Ford recently attracted unusual attention after deciding to slash the price of the electric version of the best-selling vehicle in the US — the F-150 Lightning pickup truck.
The company reduced the truck’s price by 17% in order to become more attractive to buyers than its competitors, including General Motors and Tesla.
However, the move also reflected negatively on the company’s share price as it signaled issues with manufacturing costs, sales numbers, and the future of Ford EVs in general.
Ford Motor’s Most Popular EV Pickup Sees a $10k Price Cut
The EV in question, F-150 Lightning Pro, is the cheapest version of the electric truck that the company offers. It is aimed at commercial buyers, and after the price slash, the truck is only worth $49,995.
Reducing the price by 17% means that the truck is now $10,000 cheaper. However, it is still around $10,000 higher than its original price from April 2022, when it cost $39,974.
Another low-price model that is available in a similar price range is XLT. This model’s price was also reduced by around $10,000 and now sits at $54,995.
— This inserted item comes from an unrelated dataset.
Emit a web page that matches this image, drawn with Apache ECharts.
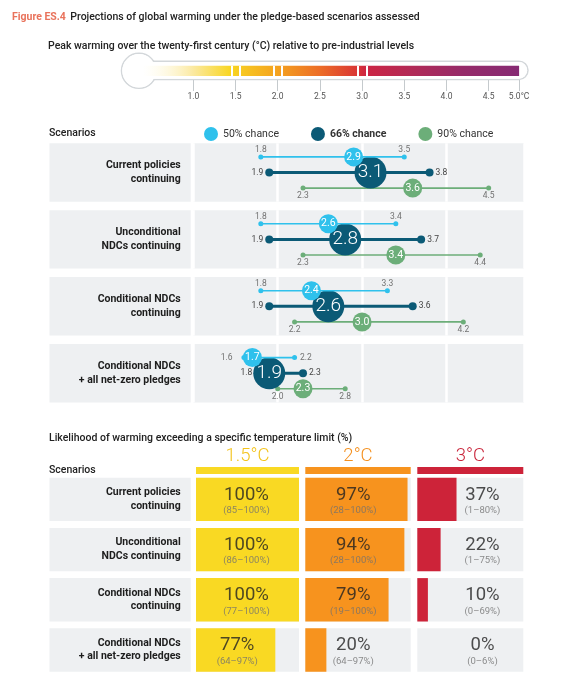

The price cuts came on July 17th, reversing roughly half of the price hikes that Ford implemented last year. At the time, the company’s CEO, Jim Farley, boasted that Ford was increasing prices while Tesla was reducing them.
Now, after the price slashes, Ford released a statement that addressed the situation, pointing out several factors that led to the decision. Its Chief Customer Officer, Marin Gjaja, said:
Shortly after launching the F-150 Lightning, rapidly rising material costs, supply constraints and other factors drove up the cost of the EV truck for Ford and our customers. We’ve continued to work in the background to improve accessibility and affordability to help to lower prices for our customers and shorten the wait times for their new F-150 Lightning.
Ford is Trying to Stay Competitive
Recent reports also suggest that Ford’s actions were partially aimed at allowing the company to get ahead of GM, which started building an electric Chevrolet Silverado pickup earlier in 2023.
At the same time, Tesla revealed its first Cybertruck this weekend, and Ford likely felt that it had to react quickly to keep the attention of the buyers.
The competition among carmakers is rising strongly, and companies are already announcing future developments.
Stellantis NV, for example, already announced its intention to start building its electric Ram pickup — the Revolution — in 2024.
In light of all of these developments, Ford’s Martin Gunsberg said that the EV market is changing rapidly, and the company has to adapt to remain competitive.
Ford Suffers a 5.5% Drop in Share Value
Investors did not react positively to the sudden price cuts. The move caused Ford’s share price to drop, sending them down by 5.5%. The shareholders were seemingly concerned about the cuts and how they might affect the firm’s profits.
Morningstar Inc.’s analyst, David Whiston, said that the market was freaking out as this seems like Ford is chasing Tesla, especially since the company just unveiled its Cybertruck.
However, Ford doesn’t seem to be concerned about the price cuts, even stating that it can afford to reduce the prices more due to low battery costs and economies of scale.
Whiston believes this is a common tactic of boosting the price and coming down as they got more scale.
It is something that Tesla itself did quite often in the past, and at the time, the market loved the move. He sees it as unfair for the market to praise Tesla for doing something like that but to punish Ford for the same move.
Furthermore, Ford is now offering a special deal to F-150 Lightning buyers. It offers to reduce another $1,000 if shoppers configure their trucks online.
In addition to that, it will provide cut-race financing of 1.9% for 36 months to any buyer that qualifies.
Ford’s Price Cuts are a Reaction to Changes in Material Price
The price cuts have a curious timing, given that they came immediately after Tesla’s new model came out. However, Ford claims that this is just a natural price movement.
Last year, it increased the price due to the rise in material costs and supply shortages. This year, the situation is better, so the prices are dropping, as well.
Despite this, the skepticism on Wall Street remains strong, which Whiston also noted.
However, he added that Ford’s plan hinges on margins improving as they achieve scale, and to do that, the company needs volume, which requires it to sell EVs at a lower price than $70k-$98k per vehicle.